The Salisbury Manuscript

The Salisbury Manuscript by Philip Gooden is this writers first foray into the world of the Victorian whodunnit and a very creditable effort it is. This is not his first novel, however, as he is the author of a series of Elizabethan murder mysteries. This book opens with a murder on a bleak hillside on the outskirts of Salisbury which is the site of an ancient hill fort and burial mound. The action then turns to the main character in the book, Tom Ansell, a young lawyer from a London firm which represents a Canon of Salisbury Cathedral.
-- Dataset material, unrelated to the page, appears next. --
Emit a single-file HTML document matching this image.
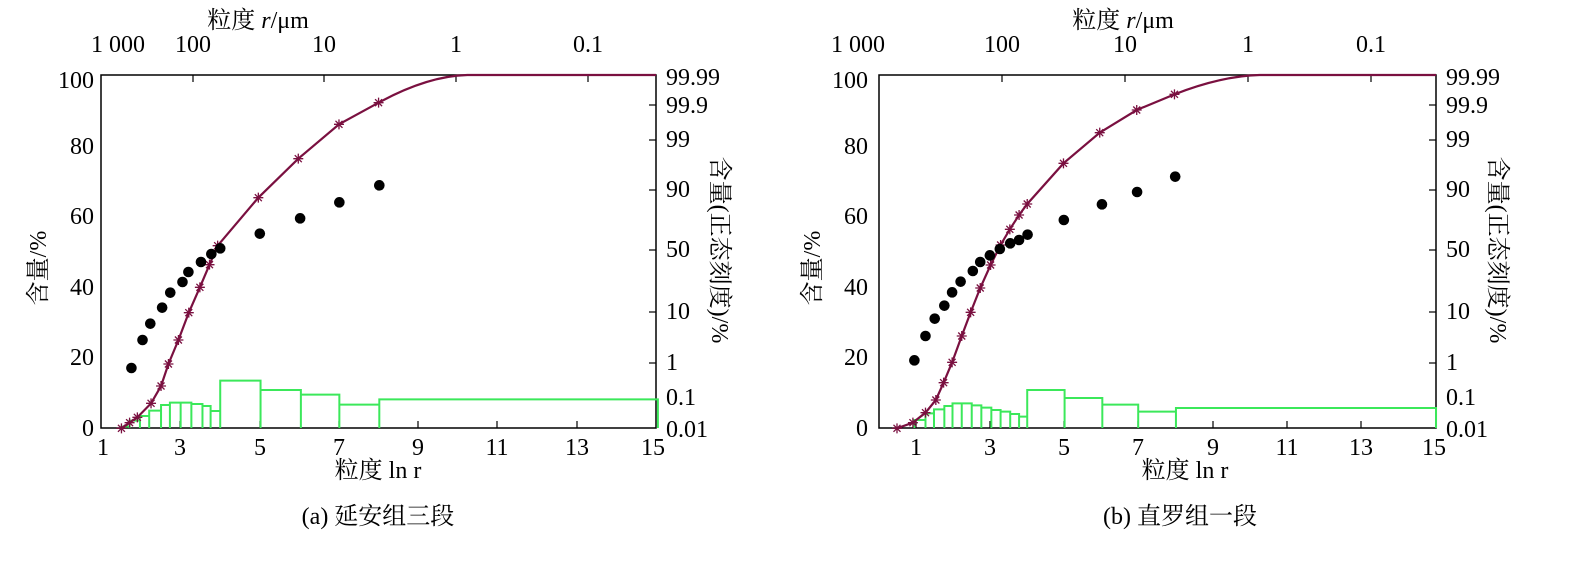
<!DOCTYPE html>
<html><head><meta charset="utf-8"><style>
html,body{margin:0;padding:0;background:#fff}
svg text{font-family:"Liberation Serif","Noto Serif CJK SC",serif;font-size:24px;fill:#000}
</style></head><body>
<svg id="s" width="1570" height="558" xmlns="http://www.w3.org/2000/svg">
<g id="A">
<rect x="101" y="75" width="555" height="353" fill="none" stroke="#000" stroke-width="1.5"/>
<g text-anchor="end">
<text x="94" y="436">0</text><text x="94" y="365">20</text><text x="94" y="295">40</text><text x="94" y="224">60</text><text x="94" y="154">80</text><text x="94" y="88">100</text>
</g>
<g text-anchor="start">
<text x="666" y="85">99.99</text><text x="666" y="113">99.9</text><text x="666" y="147">99</text><text x="666" y="197">90</text><text x="666" y="257">50</text><text x="666" y="319">10</text><text x="666" y="370">1</text><text x="666" y="405">0.1</text><text x="666" y="437">0.01</text>
</g>
<g text-anchor="middle">
<text x="103" y="455">1</text><text x="180" y="455">3</text><text x="260" y="455">5</text><text x="339" y="455">7</text><text x="418" y="455">9</text><text x="497" y="455">11</text><text x="577" y="455">13</text><text x="653" y="455">15</text>
<text x="118" y="52">1 000</text><text x="193" y="52">100</text><text x="324" y="52">10</text><text x="456" y="52">1</text><text x="588" y="52">0.1</text>
<text x="378" y="478">粒度 ln r</text>
<text x="258" y="28">粒度 <tspan font-style="italic">r</tspan>/μm</text>
<text x="378" y="524">(a)  延安组三段</text>
</g>
<text transform="translate(46,268) rotate(-90)" text-anchor="middle">含量/%</text>
<text transform="translate(712,250) rotate(90)" text-anchor="middle">含量(正态刻度)/%</text>
</g>
<g id="B">
<rect x="879" y="75" width="557" height="353" fill="none" stroke="#000" stroke-width="1.5"/>
<g text-anchor="end">
<text x="868" y="436">0</text><text x="868" y="365">20</text><text x="868" y="295">40</text><text x="868" y="224">60</text><text x="868" y="154">80</text><text x="868" y="88">100</text>
</g>
<g text-anchor="start">
<text x="1446" y="85">99.99</text><text x="1446" y="113">99.9</text><text x="1446" y="147">99</text><text x="1446" y="197">90</text><text x="1446" y="257">50</text><text x="1446" y="319">10</text><text x="1446" y="370">1</text><text x="1446" y="405">0.1</text><text x="1446" y="437">0.01</text>
</g>
<g text-anchor="middle">
<text x="916" y="455">1</text><text x="990" y="455">3</text><text x="1064" y="455">5</text><text x="1138" y="455">7</text><text x="1213" y="455">9</text><text x="1287" y="455">11</text><text x="1361" y="455">13</text><text x="1434" y="455">15</text>
<text x="858" y="52">1 000</text><text x="1002" y="52">100</text><text x="1125" y="52">10</text><text x="1248" y="52">1</text><text x="1371" y="52">0.1</text>
<text x="1185" y="478">粒度 ln r</text>
<text x="1123" y="28">粒度 <tspan font-style="italic">r</tspan>/μm</text>
<text x="1180" y="524">(b)  直罗组一段</text>
</g>
<text transform="translate(820,268) rotate(-90)" text-anchor="middle">含量/%</text>
<text transform="translate(1490,250) rotate(90)" text-anchor="middle">含量(正态刻度)/%</text>
</g>
<g id="D"></g>
</svg>
<script>
var NS="http://www.w3.org/2000/svg",D=document.getElementById("D");
function el(t,a){var e=document.createElementNS(NS,t);for(var k in a)e.setAttribute(k,a[k]);D.appendChild(e);return e;}
function chart(ox,dots,stars,end,hist,left,right,bx,ticksX,topX){
 var X=function(z){return ox+z/2.703},Y=function(z){return 60+z/3};
 ticksX.forEach(function(t){el("line",{x1:t,x2:t,y1:428,y2:421,stroke:"#000","stroke-width":1.2});});
 topX.forEach(function(t){el("line",{x1:t,x2:t,y1:75,y2:82,stroke:"#000","stroke-width":1.2});});
 [105,140,190,250,312,363].forEach(function(y){el("line",{x1:right-7,x2:right,y1:y,y2:y,stroke:"#000","stroke-width":1.2});});
 var p="M"+X(hist[0][0])+",428";
 hist.forEach(function(h){p+=" L"+X(h[0])+","+Y(h[2])+" L"+X(h[1])+","+Y(h[2])+" L"+X(h[1])+",428";});
 el("path",{d:p,fill:"none",stroke:"#3be85a","stroke-width":2});
 var pts=stars.map(function(s){return [X(s[0]),Y(s[1])]});
 var d="M"+pts[0][0]+","+pts[0][1];
 for(var i=1;i<pts.length;i++)d+=" L"+pts[i][0]+","+pts[i][1];
 var l=pts[pts.length-1];
 d+=" Q"+(l[0]+(X(end)-l[0])*0.55)+","+(75+1)+" "+X(end)+",75 L"+right+",75";
 el("path",{d:d,fill:"none",stroke:"#7a1040","stroke-width":2.2});
 pts.forEach(function(q){var r=5;
  el("path",{d:"M"+(q[0]-r)+","+q[1]+"h"+2*r+"M"+q[0]+","+(q[1]-r)+"v"+2*r+"M"+(q[0]-3.5)+","+(q[1]-3.5)+"l7,7M"+(q[0]-3.5)+","+(q[1]+3.5)+"l7,-7",stroke:"#7a1040","stroke-width":1.3});});
 dots.forEach(function(q){el("circle",{cx:X(q[0]),cy:Y(q[1]),r:5.3,fill:"#000"});});
}
chart(90,
[[112,924],[142,840],[163,791],[195,743],[217,698],[250,666],[266,636],[300,606],[328,582],[352,565],[459,521],[568,475],[674,427],[782,376]],
[[85,1105],[107,1088],[128,1072],[165,1030],[192,978],[212,912],[239,840],[267,758],[297,682],[323,614],[345,557],[455,413],[563,296],[673,193],[780,128]],
1020,
[[85,107,1100],[107,135,1082],[135,160,1068],[160,192,1052],[192,216,1035],[216,245,1028],[245,274,1028],[274,304,1032],[304,326,1038],[326,352,1053],[352,461,962],[461,570,990],[570,674,1004],[674,782,1034],[782,1535,1018]],
101,656,0,[180,260,339,418,497,577],[193,324,456,588]);
chart(860,
[[147,901],[177,828],[202,776],[228,737],[249,697],[272,665],[305,633],[325,606],[351,586],[378,567],[406,550],[430,540],[453,524],[551,480],[654,433],[749,396],[852,350]],
[[100,1105],[143,1088],[177,1058],[205,1020],[226,968],[249,907],[275,828],[299,757],[325,684],[353,615],[380,555],[405,508],[430,465],[452,432],[550,310],[648,218],[748,150],[850,103]],
1080,
[[147,177,1080],[177,200,1060],[200,228,1048],[228,250,1038],[250,275,1030],[275,302,1030],[302,328,1036],[328,355,1043],[355,380,1050],[380,406,1055],[406,430,1062],[430,452,1070],[452,553,990],[553,655,1014],[655,752,1034],[752,854,1055],[854,1557,1044]],
879,1436,0,[916,990,1064,1138,1213,1287,1361],[1002,1125,1248,1371]);
</script>
</body></html>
Ansell is despatched to Salisbury to receive a manuscript from Canon Slater which comprises the rather compromising memoirs of his late father. Slater requires that these be locked away until after his death. Needless to say this unfortunate event occurs much sooner than the Canon anticipates. Ansell is suspected and arrested and in order to clear his name begins to make his own enquiries among the many unusual characters within the Slater familly and the community that lives within the shadow of the great Cathedral. In this he is assisted by his fiancee, Helen Scott, who is a very independant minded and foeceful character for the period in which the book is set. Would an unmarried middle class young lady be given the freedom that Miss Scott has in the eighteen seventies? Perhaps it is churlish to mention this when Mr Gooden has provided us with such an entertaining story. I am sure that Mr Gooden plans more adventures of Tom Ansell and Helen Scott and if they are as good as this they will be worth waiting for.